Akhmed Zakayev, who lives in Britain, was apprehended “without any trouble” on an international warrant issued by Russia and was turned over to prosecutors, national police spokesman Mariusz Sokolowski said.
Russia accuses the 51-year-old activist of kidnapping and murder during a separatist war in Chechnya in the 1990s. Mr. Zakayev and his supporters have said the allegations are trumped up, and that he represents the political faction of Chechnya’s separatist movement and has no connection to the military wing spearheading the region’s insurgency.
Prosecutors were examining the Russian warrant and other documents before questioning Mr. Zakayev and deciding whether to extradite or release him, prosecutors’ spokeswoman Monika Lewandowska said.

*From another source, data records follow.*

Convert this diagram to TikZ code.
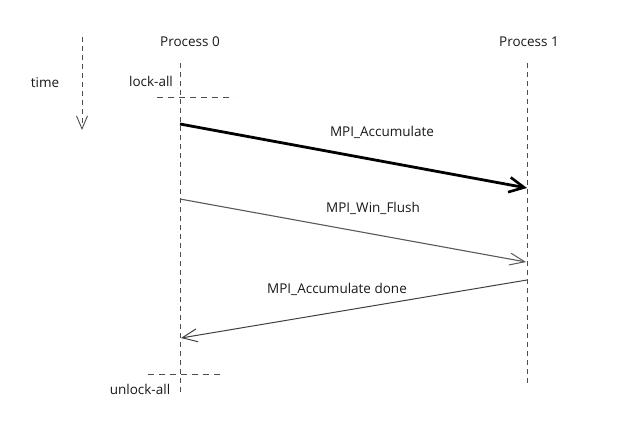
\documentclass[tikz,border=0pt]{standalone}
\usepackage{fontspec}
\setmainfont{Open Sans}
\usetikzlibrary{arrows.meta}
\begin{document}
\begin{tikzpicture}[x=1pt,y=-1pt,
  lifeline/.style={draw=black!70,line width=0.9pt,dash pattern=on 5pt off 4pt},
  guard/.style={draw=black!70,line width=0.9pt,dash pattern=on 6pt off 5pt},
  lbl/.style={font=\fontsize{13.5}{16}\selectfont,text=black!90,inner sep=0pt},
  heavy/.style={draw=black,line width=2.8pt,-{Straight Barb[length=15pt,width=15pt,line width=2.6pt]}},
  msg/.style={draw=black!65,line width=1.1pt,-{Straight Barb[length=15pt,width=12pt,line width=1pt]}},
  msgb/.style={draw=black!75,line width=1pt,-{Straight Barb[length=15pt,width=13pt,line width=1pt]}}]
\useasboundingbox (0,0) rectangle (631,429);
% labels
\node[lbl] (p0) at (190,42) {Process 0};
\node[lbl] (p1) at (529,42) {Process 1};
\node[lbl] (time) at (45,83) {time};
\node[lbl] (lock) at (151,81) {lock-all};
\node[lbl] (unlock) at (140,389) {unlock-all};
% time arrow
\coordinate (t0) at (82,37);
\coordinate (t1) at (82,130);
\draw[lifeline,-{Straight Barb[length=13pt,width=11pt,line width=0.9pt]}] (t0) -- (t1);
% lifelines
\coordinate (a0) at (180,63);
\coordinate (a1) at (180,392);
\coordinate (b0) at (527,63);
\coordinate (b1) at (527,386);
\draw[lifeline] (a0) -- (a1);
\draw[lifeline] (b0) -- (b1);
% lock / unlock guards
\coordinate (l0) at (157,97);
\coordinate (l1) at (234,97);
\coordinate (u0) at (148,374);
\coordinate (u1) at (224,374);
\draw[guard] (l0) -- (l1);
\draw[guard] (u0) -- (u1);
% messages
\coordinate (m1s) at (180,124);
\coordinate (m1e) at (527,188);
\coordinate (m2s) at (180,199);
\coordinate (m2e) at (526,262);
\coordinate (m3s) at (527,280);
\coordinate (m3e) at (181,338);
\draw[heavy] (m1s) -- (m1e);
\draw[msg] (m2s) -- (m2e);
\draw[msgb] (m3s) -- (m3e);
\node[lbl] (acc) at (382,132) {MPI\_Accumulate};
\node[lbl] (flush) at (373,208) {MPI\_Win\_Flush};
\node[lbl] (done) at (337,289) {MPI\_Accumulate done};
\end{tikzpicture}
\end{document}
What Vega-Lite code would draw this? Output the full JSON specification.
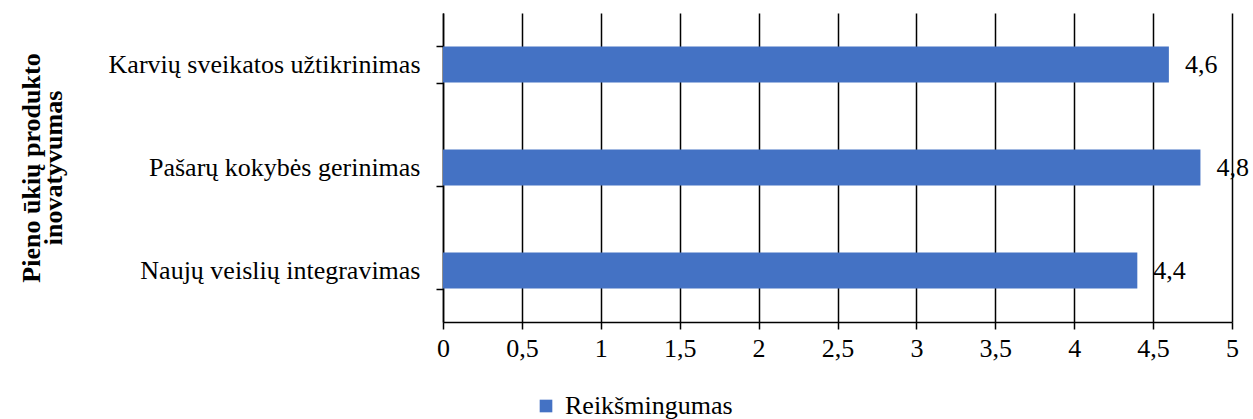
{
  "$schema": "https://vega.github.io/schema/vega-lite/v6.json",
  "width": 789,
  "height": 309,
  "autosize": {"type": "none"},
  "padding": {"left": 443, "top": 13, "right": 21, "bottom": 97},
  "background": "white",
  "config": {
    "font": "Liberation Serif",
    "view": {"stroke": null},
    "locale": {"number": {"decimal": ",", "thousands": " ", "grouping": [3], "currency": ["", ""]}}
  },
  "data": {
    "values": [
      {"kategorija": "Karvių sveikatos užtikrinimas", "reiksme": 4.6, "serija": "Reikšmingumas"},
      {"kategorija": "Pašarų kokybės gerinimas", "reiksme": 4.8, "serija": "Reikšmingumas"},
      {"kategorija": "Naujų veislių integravimas", "reiksme": 4.4, "serija": "Reikšmingumas"}
    ]
  },
  "encoding": {
    "y": {
      "field": "kategorija",
      "type": "nominal",
      "sort": null,
      "scale": {"paddingInner": 0.65, "paddingOuter": 0.325},
      "axis": {
        "title": ["Pieno ūkių produkto", "inovatyvumas"],
        "titleFont": "Liberation Serif",
        "titleFontSize": 26,
        "titleFontWeight": "bold",
        "titleColor": "black",
        "titleLineHeight": 22,
        "titleAngle": -90,
        "titleAlign": "center",
        "titleBaseline": "alphabetic",
        "titleX": -404,
        "titleY": 154.5,
        "labelFont": "Liberation Serif",
        "labelFontSize": 26,
        "labelColor": "black",
        "labelPadding": 16,
        "labelLimit": 600,
        "tickBand": "extent",
        "tickSize": 7,
        "tickColor": "black",
        "tickWidth": 1.5,
        "domainColor": "black",
        "domainWidth": 1.5,
        "grid": false
      }
    },
    "x": {
      "field": "reiksme",
      "type": "quantitative",
      "scale": {"domain": [0, 5], "nice": false},
      "axis": {
        "title": null,
        "values": [0, 0.5, 1, 1.5, 2, 2.5, 3, 3.5, 4, 4.5, 5],
        "format": "~g",
        "labelFont": "Liberation Serif",
        "labelFontSize": 26,
        "labelColor": "black",
        "labelPadding": 6,
        "labelFlush": false,
        "tickSize": 7,
        "tickColor": "black",
        "tickWidth": 1.5,
        "domainColor": "black",
        "domainWidth": 1.5,
        "grid": true,
        "gridColor": "black",
        "gridWidth": 1.5,
        "gridOpacity": 1
      }
    }
  },
  "layer": [
    {
      "mark": {"type": "bar"},
      "encoding": {
        "color": {
          "field": "serija",
          "type": "nominal",
          "scale": {"range": ["#4472C4"]},
          "legend": {
            "title": null,
            "orient": "none",
            "legendX": 90,
            "legendY": 380,
            "symbolType": "square",
            "symbolSize": 160,
            "symbolStrokeWidth": 0,
            "labelFont": "Liberation Serif",
            "labelFontSize": 26,
            "labelColor": "black",
            "labelOffset": 6,
            "labelLimit": 400
          }
        }
      }
    },
    {
      "mark": {"type": "text", "align": "left", "baseline": "middle", "dx": 16, "fontSize": 26, "font": "Liberation Serif", "color": "black"},
      "encoding": {
        "text": {"field": "reiksme", "type": "quantitative", "format": ".1f"}
      }
    }
  ]
}
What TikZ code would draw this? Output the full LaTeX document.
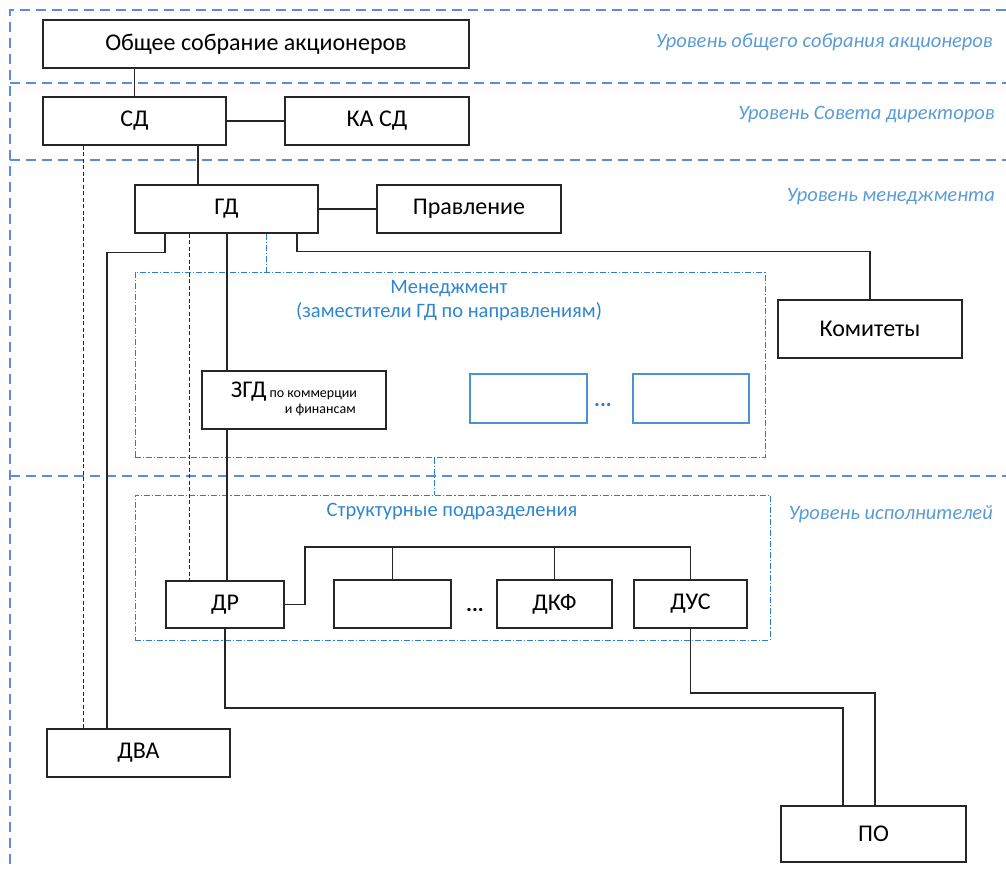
\documentclass[tikz,border=0pt]{standalone}
\usepackage{fontspec}
\setmainfont{Carlito}
\definecolor{lvlblue}{HTML}{5B8ED6}
\definecolor{ddblue}{HTML}{2A7FCB}
\definecolor{txtblue}{HTML}{2E86D0}
\definecolor{lbl}{HTML}{5B9BD5}
\begin{document}
\begin{tikzpicture}[x=1pt,y=-1pt,
  box/.style={draw=black!85,line width=1.3pt,fill=white,inner sep=0pt,font=\fontsize{24}{28}\selectfont},
  bbox/.style={draw=ddblue!85,line width=1.6pt,inner sep=0pt},
  conn/.style={draw=black!85,line width=1.2pt},
  dconn/.style={draw=black!85,line width=0.9pt,dash pattern=on 4pt off 2.5pt},
  level/.style={draw=lvlblue,line width=2.2pt,dash pattern=on 10pt off 6pt},
  ddash/.style={draw=ddblue,line width=1pt,dash pattern=on 6pt off 2pt on 1.2pt off 2pt},
  lvltext/.style={text=lbl,font=\fontsize{20.5}{24}\selectfont\itshape,anchor=east,inner sep=0pt},
  bluetext/.style={text=txtblue,font=\fontsize{20.5}{24}\selectfont,inner sep=0pt}
]
\useasboundingbox (0,0) rectangle (1006,870);
% level lines
\draw[level] (1006,10) -- (10,10) -- (10,870);
\draw[level] (10,83) -- (1006,83);
\draw[level] (10,160) -- (1006,160);
\draw[level] (10,476) -- (1006,476);
\node[lvltext] at (993,42) {Уровень общего собрания акционеров};
\node[lvltext] at (995,115) {Уровень Совета директоров};
\node[lvltext] at (995,197) {Уровень менеджмента};
\node[lvltext] at (993,514) {Уровень исполнителей};
% dash-dot groups
\node[ddash,minimum width=630pt,minimum height=185pt,inner sep=0pt] (mgmt) at (450,364.5) {};
\node[ddash,minimum width=635pt,minimum height=145pt,inner sep=0pt] (struct) at (452.5,567.5) {};
\node[bluetext] at (449,289) {Менеджмент};
\node[bluetext] at (449,312) {(заместители ГД по направлениям)};
\node[bluetext] at (452,512) {Структурные подразделения};
% x coordinates
\coordinate (x83) at (83,0);
\coordinate (x107) at (107,0);
\coordinate (x165) at (165,0);
\coordinate (x189) at (189,0);
\coordinate (x198) at (198,0);
\coordinate (x227) at (227,0);
\coordinate (x266) at (266,0);
\coordinate (x297) at (297,0);
\coordinate (x305) at (305,0);
\coordinate (x434) at (434,0);
\coordinate (x843) at (843,0);
\coordinate (x875) at (875,0);
\coordinate (y547) at (0,547);
\coordinate (y693) at (0,693);
\coordinate (y708) at (0,708);
% boxes
\node[box,minimum width=426pt,minimum height=48pt] (osa) at (256,44) {Общее собрание акционеров};
\node[box,minimum width=183pt,minimum height=48pt] (sd) at (134.5,121) {СД};
\node[box,minimum width=184pt,minimum height=48pt] (kasd) at (377,121) {КА СД};
\node[box,minimum width=183pt,minimum height=48pt] (gd) at (226.5,209) {ГД};
\node[box,minimum width=184pt,minimum height=48pt] (prav) at (469,209) {Правление};
\node[box,minimum width=184pt,minimum height=58pt] (kom) at (870,329) {Комитеты};
\node[box,minimum width=184pt,minimum height=58pt] (zgd) at (294,400) {ЗГД\hspace{3pt}{\fontsize{14}{17}\selectfont\begin{tabular}[t]{@{}c@{}}по коммерции\\[-1pt]\hspace{14pt}и финансам\end{tabular}}};
\node[bbox,minimum width=117pt,minimum height=49pt] (b1) at (528.5,398.5) {};
\node[bbox,minimum width=116pt,minimum height=49pt] (b2) at (691,398.5) {};
\node[text=ddblue,font=\fontsize{22}{26}\selectfont\bfseries,inner sep=0pt] (dots1) at (603,405) {...};
\node[box,minimum width=118pt,minimum height=47pt] (dr) at (225,604.5) {ДР};
\node[box,minimum width=117pt,minimum height=48pt] (e1) at (392.5,604) {};
\node[font=\fontsize{22}{26}\selectfont\bfseries,inner sep=0pt] (dots2) at (475,610) {...};
\node[box,minimum width=115pt,minimum height=48pt] (dkf) at (554.5,604) {ДКФ};
\node[box,minimum width=113pt,minimum height=48pt] (dus) at (690.5,604) {ДУС};
\node[box,minimum width=183pt,minimum height=48pt] (dva) at (138.5,753) {ДВА};
\node[box,minimum width=185pt,minimum height=56pt] (po) at (873.5,834) {ПО};
% connectors
\draw[conn] (sd.north) -- (sd.north |- osa.south);
\draw[conn] (sd.east) -- (kasd.west);
\draw[conn] (sd.south -| x198) -- (gd.north -| x198);
\draw[dconn] (sd.south -| x83) -- (dva.north -| x83);
\draw[conn] (gd.east) -- (prav.west);
\draw[conn] (gd.south -| x165) -- ++(0,19) -| (dva.north -| x107);
\draw[dconn] (gd.south -| x189) -- (dr.north -| x189);
\draw[conn] (gd.south -| x227) -- (zgd.north -| x227);
\draw[conn] (zgd.south -| x227) -- (dr.north -| x227);
\draw[ddash] (gd.south -| x266) -- (mgmt.north -| x266);
\draw[conn] (gd.south -| x297) -- ++(0,18) -| (kom.north);
\draw[ddash] (mgmt.south -| x434) -- (struct.north -| x434);
\draw[conn] (dr.east) -| (x305 |- y547) -| (dus.north);
\draw[conn] (e1.north) -- (e1.north |- y547);
\draw[conn] (dkf.north) -- (dkf.north |- y547);
\draw[conn] (dr.south) |- (x843 |- y708) -- (po.north -| x843);
\draw[conn] (dus.south) |- (x875 |- y693) -- (po.north -| x875);
\end{tikzpicture}
\end{document}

Mr. Zakayev — who with his silver beard and impeccable grooming looks more the diplomat than guerrilla fighter — appeared relaxed, in white shirt and suit, as he arrived in a police car at the prosecutor’s office.
“He is approaching it all with a large dose of calm,” said Adam Borowski, a conference organizer who was with Mr. Zakayev at the time of his arrest. He told the Associated Press that Mr. Zakayev had learned he was wanted and was on his way to see prosecutors when he was picked up.
Poland’s Prime Minister Donald Tusk said on national radio that decisions concerning Mr. Zakayev will be taken “in accordance with our understanding of Poland’s interests and with our sense of decency and justice, and we will not be trying to meet anybody’s expectations.”
At Russia’s request, international police agency Interpol had put out a “red notice” on Mr. Zakayev — the equivalent of putting him on its most-wanted list. An Interpol red notice is not a warrant, but shares one country’s warrant with other member countries.
In Moscow, Russian Foreign Ministry spokesman Andrei Nesterenko said only that officials are closely following the situation and are in contact with the Polish authorities.
Marina Gridneva, a spokeswoman for the Russian Prosecutor General’s office, said her office is preparing to send materials on Mr. Zakayev’s case translated into Polish to support the extradition request.
Earlier this week Russian Ambassador to Poland Alexander Alekseev said Russia “has proof” that Mr. Zakayev had been involved in terrorism, and Moscow would expect Poland to arrest him if he came to the country.
In 2002, Russia tried to have Mr. Zakayev extradited from Denmark where he was attending the two-day World Chechen Congress. Danish authorities ruled, however, that Russia failed to provide sufficient evidence for his extradition, and Mr. Zakayev was released.
He then flew to London, where he was picked up on a warrant distributed by Interpol. British authorities eventually decided not to extradite him, instead granting him refugee statue saying that he risked being tortured if he was sent back.